Hal Rogers, 'Prince Of Pork,' To Be Appointed GOP Chairman Of House Appropriations Committee

Hal Rogers, 'Prince Of Pork,' To Be Appointed GOP Chairman Of House Appropriations Committee

A Kentucky congressman who has honed his skills at winning pork-barrel projects is in line to head the House committee that will spearhead the Republican drive to trim the fat off federal spending.

Kentucky Republican Hal Rogers campaigned for the chairmanship of the powerful Appropriations Committee by vowing to carry out the GOP's pledge to ban so-called earmarks. The 30-year House veteran also stressed that he was the best man to help the GOP drastically slash federal spending.

ABC News' Jonathan Karl reported on Monday on the prospect of Rogers emerging as the ranking Republican on the committee for the upcoming legislative session:

Roger's has brought so much federal money to his hometown (Somerset, Kentucky; population 11,000) that it is known as Mr. Rogers' Neighborhood. There's a $52 million National Center for Hometown Security. The tiny airport that received $17 million in federal dollars but has so little traffic that the last commercial airline pulled out in February. And then there's the Hal Rogers Parkway, which was formerly known as the Daniel Boone Parkway before being renaming for Kentucky's Prince of Pork.

Most recently, Rogers pushed through a $5 million dollar measure this year for conservation groups that work with endangered wild cats. It just so happens that one of the few groups eligible is the Namibia-based Cheetah Conservation Fund. Who works for them? The Congressman's daughter.

The Louisville Courier-Journal reports:

Rogers secured 137 earmarks worth $251.9 million between 2008 and 2010, according to LegisStorm, a nonpartisan congressional watchdog group. That ranked him 99th among Senate and House members with earmarks.

According to the Kentucky-based outlet, the Tea Party Express endorsed a Republican contender other than Rogers to assume the top appropriations role. The conservative organization reportedly said they wanted a chairman committed "to ending the culture of spending in Washington and bringing back fiscal sanity."

David Wasserman, House editor of the Cook Political Report, a non-partisan organization, suggested to the Courier-Journal that the decision to appoint Rogers to the powerful appropriations post could ruffle feathers within the Tea Party community.

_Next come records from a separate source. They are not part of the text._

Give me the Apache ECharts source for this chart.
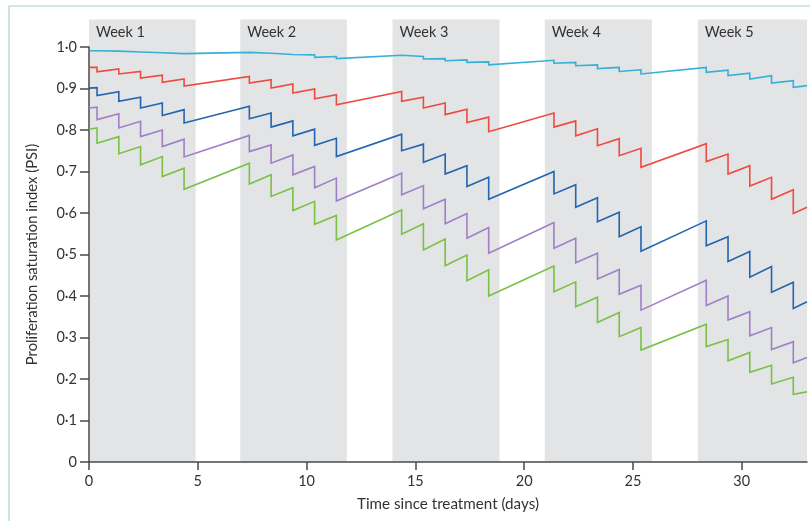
<!DOCTYPE html>
<html>
<head>
<meta charset="utf-8">
<script src="https://cdn.jsdelivr.net/npm/echarts@6/dist/echarts.min.js"></script>
<style>
html,body{margin:0;padding:0;background:#fff;overflow:hidden;}
#chart{width:810px;height:521px;}
</style>
</head>
<body>
<div id="chart"></div>
<script>
// ---- data ----
const weekLabels = ['Week 1', 'Week 2', 'Week 3', 'Week 4', 'Week 5'];
const weekStart = [0, 6.95, 13.95, 20.95, 27.98];
const weekEnd = [4.9, 11.85, 18.87, 25.87, 33];
const bandTop = 1.066;

const treatDays = [0.37, 1.37, 2.37, 3.37, 4.37, 7.37, 8.37, 9.37, 10.37, 11.37,
  14.37, 15.37, 16.37, 17.37, 18.37, 21.37, 22.37, 23.37, 24.37, 25.37,
  28.37, 29.37, 30.37, 31.37, 32.37];
const xEnd = 33;

const cyanStart = 0.991, cyanEnd = 0.907;
const cyanBefore = [0.991, 0.990, 0.988, 0.986, 0.984, 0.987, 0.985, 0.982, 0.981, 0.977,
  0.980, 0.977, 0.972, 0.969, 0.964, 0.968, 0.963, 0.957, 0.951, 0.945,
  0.951, 0.944, 0.937, 0.931, 0.919];
const cyanAfter = [0.990, 0.988, 0.986, 0.984, 0.981, 0.984, 0.981, 0.978, 0.975, 0.972,
  0.976, 0.971, 0.967, 0.963, 0.957, 0.961, 0.955, 0.948, 0.941, 0.935,
  0.939, 0.931, 0.923, 0.913, 0.903];

const redStart = 0.951, redEnd = 0.614;
const redBefore = [0.951, 0.947, 0.941, 0.932, 0.923, 0.929, 0.921, 0.911, 0.899, 0.885,
  0.893, 0.879, 0.865, 0.850, 0.831, 0.841, 0.822, 0.803, 0.779, 0.756,
  0.767, 0.742, 0.714, 0.686, 0.656];
const redAfter = [0.940, 0.935, 0.925, 0.915, 0.906, 0.913, 0.901, 0.889, 0.875, 0.861,
  0.869, 0.853, 0.837, 0.818, 0.796, 0.807, 0.786, 0.762, 0.738, 0.710,
  0.724, 0.694, 0.665, 0.633, 0.599];

const blueStart = 0.901, blueEnd = 0.386;
const blueBefore = [0.902, 0.892, 0.879, 0.865, 0.849, 0.857, 0.841, 0.822, 0.802, 0.780,
  0.790, 0.766, 0.742, 0.714, 0.686, 0.700, 0.668, 0.637, 0.602, 0.567,
  0.581, 0.543, 0.507, 0.471, 0.433];
const blueAfter = [0.883, 0.869, 0.853, 0.835, 0.817, 0.827, 0.807, 0.786, 0.763, 0.736,
  0.750, 0.722, 0.694, 0.664, 0.633, 0.646, 0.614, 0.579, 0.543, 0.508,
  0.521, 0.483, 0.445, 0.409, 0.370];

const purpleStart = 0.853, purpleEnd = 0.252;
const purpleBefore = [0.855, 0.839, 0.821, 0.800, 0.778, 0.787, 0.764, 0.740, 0.712, 0.684,
  0.696, 0.666, 0.633, 0.599, 0.565, 0.577, 0.539, 0.503, 0.464, 0.426,
  0.438, 0.400, 0.362, 0.324, 0.290];
const purpleAfter = [0.825, 0.805, 0.784, 0.760, 0.735, 0.748, 0.720, 0.692, 0.661, 0.629,
  0.644, 0.610, 0.574, 0.539, 0.503, 0.515, 0.480, 0.441, 0.404, 0.366,
  0.377, 0.342, 0.304, 0.271, 0.239];

const greenStart = 0.802, greenEnd = 0.169;
const greenBefore = [0.805, 0.784, 0.760, 0.736, 0.708, 0.720, 0.692, 0.661, 0.628, 0.594,
  0.607, 0.574, 0.537, 0.499, 0.463, 0.472, 0.434, 0.397, 0.360, 0.324,
  0.332, 0.295, 0.264, 0.233, 0.204];
const greenAfter = [0.768, 0.743, 0.716, 0.688, 0.657, 0.670, 0.640, 0.606, 0.573, 0.535,
  0.549, 0.511, 0.473, 0.437, 0.400, 0.410, 0.374, 0.336, 0.302, 0.270,
  0.278, 0.244, 0.216, 0.188, 0.163];

// ---- build ----
function buildLine(start, before, after, end) {
  const pts = [[0, start]];
  treatDays.forEach((t, i) => { pts.push([t, before[i]]); pts.push([t, after[i]]); });
  pts.push([xEnd, end]);
  return pts;
}

const FONT = 'Lato';
const TXT = '#333333';
const AX = '#4a4a4a';

const lines = [
  { name: 'cyan', color: '#35b0d6', d: buildLine(cyanStart, cyanBefore, cyanAfter, cyanEnd) },
  { name: 'red', color: '#ef4a3f', d: buildLine(redStart, redBefore, redAfter, redEnd) },
  { name: 'blue', color: '#2265b0', d: buildLine(blueStart, blueBefore, blueAfter, blueEnd) },
  { name: 'purple', color: '#a07fc6', d: buildLine(purpleStart, purpleBefore, purpleAfter, purpleEnd) },
  { name: 'green', color: '#79c143', d: buildLine(greenStart, greenBefore, greenAfter, greenEnd) }
];

const bandData = weekLabels.map((l, i) => [weekStart[i], weekEnd[i], l]);

const chart = echarts.init(document.getElementById('chart'), null, { renderer: 'canvas', width: 810, height: 521 });
chart.setOption({
  animation: false,
  backgroundColor: '#fff',
  graphic: [{
    type: 'polyline', shape: { points: [[9, 600], [9, 6], [900, 6]] },
    style: { fill: 'none', stroke: '#a6d6bd', lineWidth: 1.2 }, silent: true, z: -10
  }],
  grid: { left: 89, right: 3, top: 47, bottom: 59, containLabel: false },
  xAxis: {
    type: 'value', min: 0, max: 33, interval: 5,
    name: 'Time since treatment (days)', nameLocation: 'middle', nameGap: 35,
    nameTextStyle: { fontFamily: FONT, fontSize: 15.2, color: TXT },
    axisLine: { show: true, lineStyle: { color: AX, width: 1.5 } },
    axisTick: { show: true, length: 8, lineStyle: { color: AX, width: 1.5 } },
    axisLabel: { margin: 12, fontFamily: FONT, fontSize: 14.5, color: TXT, showMaxLabel: false },
    splitLine: { show: false }
  },
  yAxis: {
    type: 'value', min: 0, max: 1, interval: 0.1,
    name: 'Proliferation saturation index (PSI)', nameLocation: 'middle', nameGap: 49,
    nameTextStyle: { fontFamily: FONT, fontSize: 14.8, color: TXT },
    axisLine: { show: true, lineStyle: { color: AX, width: 1.5 } },
    axisTick: { show: true, length: 9, lineStyle: { color: AX, width: 1.5 } },
    axisLabel: {
      margin: 12, fontFamily: FONT, fontSize: 14.5, color: TXT,
      formatter: v => v === 0 ? '0' : v.toFixed(1).replace('.', '\u00b7')
    },
    splitLine: { show: false }
  },
  series: [{
    type: 'custom', clip: false, silent: true, z: 0,
    data: bandData,
    encode: { x: [0, 1] },
    renderItem: function (params, api) {
      const p0 = api.coord([api.value(0), 0]);
      const p1 = api.coord([api.value(1), bandTop]);
      return {
        type: 'group',
        children: [{
          type: 'rect',
          shape: { x: p0[0], y: p1[1], width: p1[0] - p0[0], height: p0[1] - p1[1] },
          style: { fill: '#e3e4e6' }
        }, {
          type: 'text',
          x: p0[0] + 7, y: p1[1] + 13,
          style: {
            text: weekLabels[params.dataIndex], fontFamily: FONT, fontSize: 14.5,
            fill: TXT, verticalAlign: 'middle', align: 'left'
          }
        }]
      };
    }
  }].concat(lines.map(l => ({
    type: 'line', name: l.name, data: l.d, showSymbol: false, symbol: 'none',
    z: 3, clip: false,
    lineStyle: { color: l.color, width: 1.6, join: 'miter' }
  })))
});
</script>
</body>
</html>
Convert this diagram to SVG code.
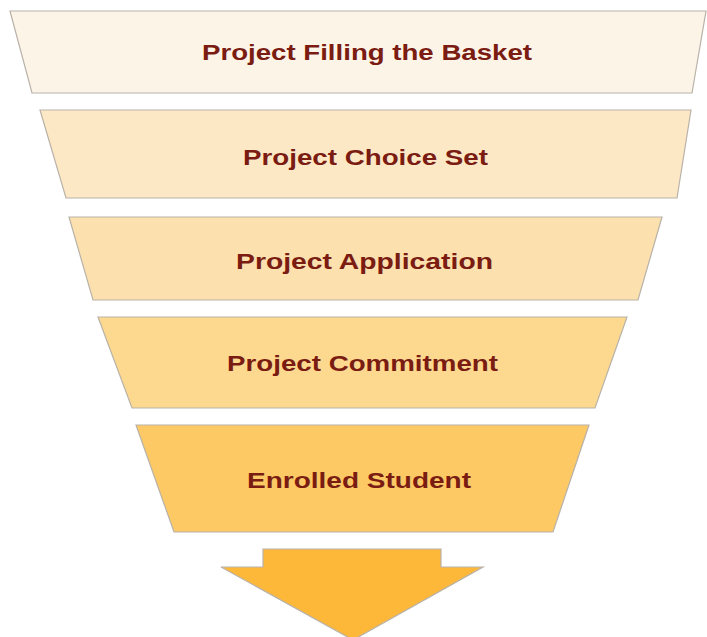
<svg xmlns="http://www.w3.org/2000/svg" width="707" height="637" viewBox="0 0 707 637">
<style>
.st{stroke:#b9b2a8;stroke-width:1.2}
.lb{font-family:"Liberation Sans",Arial,sans-serif;font-weight:bold;font-size:22px;fill:#7a1c12;text-anchor:middle}
</style>
<rect width="707" height="637" fill="#ffffff"/>
<g id="n1"><polygon class="st" fill="#fdf4e8" points="10,11 706,11 692,93 32,93"/><text class="lb" x="367" y="60" textLength="330" lengthAdjust="spacingAndGlyphs">Project Filling the Basket</text></g>
<g id="n2"><polygon class="st" fill="#fde8c6" points="40,110 691,110 677,198 66,198"/><text class="lb" x="365.5" y="165" textLength="245" lengthAdjust="spacingAndGlyphs">Project Choice Set</text></g>
<g id="n3"><polygon class="st" fill="#fce0ad" points="69,217 662,217 638,300 93,300"/><text class="lb" x="364.5" y="269" textLength="257" lengthAdjust="spacingAndGlyphs">Project Application</text></g>
<g id="n4"><polygon class="st" fill="#fdd98f" points="98,317 627,317 595,408 132,408"/><text class="lb" x="362.5" y="371" textLength="271" lengthAdjust="spacingAndGlyphs">Project Commitment</text></g>
<g id="n5"><polygon class="st" fill="#fdc965" points="136,425 589,425 553,532 174,532"/><text class="lb" x="359" y="488" textLength="224" lengthAdjust="spacingAndGlyphs">Enrolled Student</text></g>
<g id="connectors"><polygon class="st" fill="#fdb83a" points="263,549 441,549 441,567 483,567 353,640 221,567 263,567"/></g>
</svg>
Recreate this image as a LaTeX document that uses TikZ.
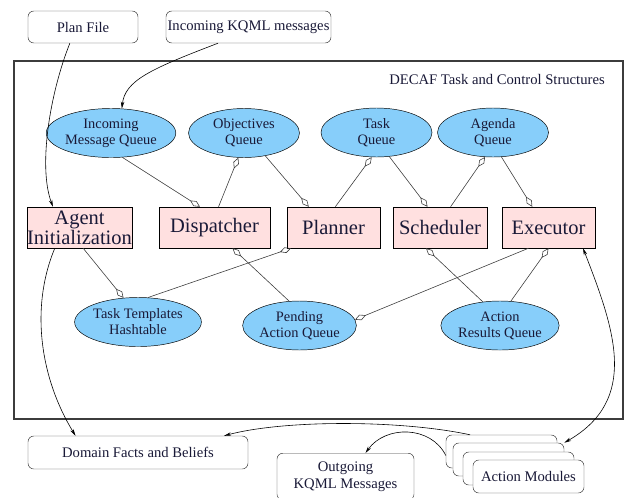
\documentclass[tikz,border=0pt]{standalone}
\usepackage{fontspec}
\setmainfont{Liberation Serif}
\usetikzlibrary{shapes.geometric, arrows.meta}

\definecolor{queueblue}{RGB}{135,206,250}
\definecolor{procpink}{RGB}{255,224,224}
\definecolor{edgegray}{RGB}{60,60,60}
\definecolor{inkblue}{RGB}{25,25,55}

\begin{document}
\begin{tikzpicture}[x=0.03cm, y=-0.03cm,
		queue/.style={ellipse, draw=black, fill=queueblue, text=inkblue, inner sep=0pt, minimum width=3.33cm, minimum height=1.47cm, align=center, font=\fontsize{12.3}{13.6}\selectfont},
		proc/.style={rectangle, draw=black, fill=procpink, text=inkblue, inner sep=0pt, minimum height=1.23cm, align=center, font=\fontsize{17.5}{14}\selectfont},
		store/.style={rectangle, rounded corners=5pt, draw=edgegray, fill=white, text=inkblue, inner sep=0pt, align=center, font=\fontsize{12.5}{15}\selectfont},
		link/.style={draw=edgegray, line width=0.5pt, -{Diamond[open, length=10pt, width=5pt]}},
		flow/.style={draw=black, line width=0.5pt, -{Stealth[length=6pt, width=3pt]}},
		twoway/.style={flow, {Stealth[length=6pt, width=3pt]}-{Stealth[length=6pt, width=3pt]}}
	]

		\useasboundingbox (0,0) rectangle (626,497);
		\clip (0,0) rectangle (626,497);

		% outside inputs
		\node[store, minimum width=3.3cm, minimum height=0.96cm] (planfile) at (83,27) {Plan File};
		\node[store, minimum width=4.95cm, minimum height=0.96cm] (kqmlin) at (248.5,27) {Incoming KQML messages};

		% task and control structures
		\draw[edgegray, line width=0.9pt] (14,61) rectangle (623,419);
		\node[text=inkblue, font=\fontsize{12.5}{15}\selectfont] (decaf) at (497,79) {DECAF Task and Control Structures};

		\node[queue] (imq) at (111,133) {Incoming\\Message Queue};
		\node[queue] (objq) at (244,133) {Objectives\\Queue};
		\node[queue] (taskq) at (376.5,132.5) {Task\\Queue};
		\node[queue] (agq) at (493,132.5) {Agenda\\Queue};

		\node[proc, minimum width=3.15cm] (init) at (79.5,227.5) {Agent\\Initialization};
		\node[proc, minimum width=3.33cm] (disp) at (214.5,227.5) {Dispatcher};
		\node[proc, minimum width=2.79cm] (plan) at (333.5,227.5) {Planner};
		\node[proc, minimum width=2.82cm] (sched) at (440,227.5) {Scheduler};
		\node[proc, minimum width=2.79cm] (exec) at (548.5,227.5) {Executor};

		\node[queue] (tth) at (138,322) {Task Templates\\Hashtable};
		\node[queue] (paq) at (299.5,325.5) {Pending\\Action Queue};
		\node[queue] (arq) at (500,325.5) {Action\\Results Queue};

		% outside stores
		\node[store, minimum width=6.6cm, minimum height=0.99cm] (domain) at (138,452.5) {Domain Facts and Beliefs};
		\node[store, anchor=north, minimum width=4.11cm, inner ysep=7pt] (outgoing) at (345.5,453) {Outgoing\\KQML Messages};
		\node[store, minimum width=3.33cm, minimum height=0.99cm] (am1) at (501.5,451.5) {};
		\node[store, minimum width=3.33cm, minimum height=0.99cm] (am2) at (508.5,459.5) {};
		\node[store, minimum width=3.33cm, minimum height=0.99cm] (am3) at (518.5,468.5) {};
		\node[store, minimum width=3.33cm, minimum height=0.99cm] (actmod) at (528.5,476.5) {Action Modules};

		% queue links
		\draw[link] (imq.-65) -- (disp.125);
		\draw[link] (disp.79) -- (objq.-103);
		\draw[link] (objq.-47) -- (plan.140);
		\draw[link] (plan.85) -- (taskq.-101);
		\draw[link] (taskq.-62) -- (sched.121);
		\draw[link] (sched.63) -- (agq.-108);
		\draw[link] (agq.-71) -- (exec.128);
		\draw[link] (init.-80) -- (tth.121);
		\draw[link] (tth.68) -- (plan.-154);
		\draw[link] (paq.113) -- (disp.-49);
		\draw[link] (exec.-134) -- (paq.6);
		\draw[link] (arq.126) -- (sched.-124);
		\draw[link] (arq.66) -- (exec.-90);

		% data flow
		\draw[flow] (planfile.-129) .. controls +(-20,50) and +(-15,-40) .. (init.142);
		\draw[flow] (kqmlin.-152) .. controls +(-68,26) and +(3,-28) .. (imq.66);
		\draw[flow] (init.-140) .. controls +(-25,60) and +(-35,-57) .. (domain.165);
		\draw[flow] (am1.152) .. controls +(-70,-15) and +(60,-16) .. (domain.11);
		\draw[flow] (am1.-176) .. controls +(-15,-30) and +(20,-28) .. ([xshift=0.6cm]outgoing.north);
		\draw[twoway] (exec.-31) .. controls +(32,82) and +(75,-43) .. (am2.north east);

	\end{tikzpicture}
\end{document}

"This selection will expose the fissures in the tea party caucus and the freshman Republican class," he speculated, adding that "there will be plenty of incoming Republicans -- who make up over a third of the Republican conference in the House -- who are displeased."

Rogers issued a statement on his appointment on Tuesday. "I am humbled and thrilled with the steering committee's decision, and look forward to the honor and responsibility of leading the Appropriations Committee next year if the full GOP conference approves the recommendation tomorrow," he said.

The New York Times reported on Monday on what coud transpire down the road:

Leading the committee toward a belt-tightening mandate would also mean taking on an entire industry that has been built up around the federal trough, a complex of lobbyists, consultants and corporations that feeds off the competition for dollars and with some regularity produces scandals -- and provides a substantial chunk of the campaign contributions that fuel the American political system.

"It has been a favor factory for years, and now it is going to become a slaughterhouse," said Representative Jeff Flake, an Arizona Republican and longtime antagonist of the Appropriations Committee who on Monday was endorsed by Mr. Boehner to be one of several antispending conservatives to be seated on the panel. "It is going to get ugly."

Rogers was one of some 20 House lawmakers whom the party's steering committee has chosen to chair committees next year when Republicans return to the majority they last held four years ago.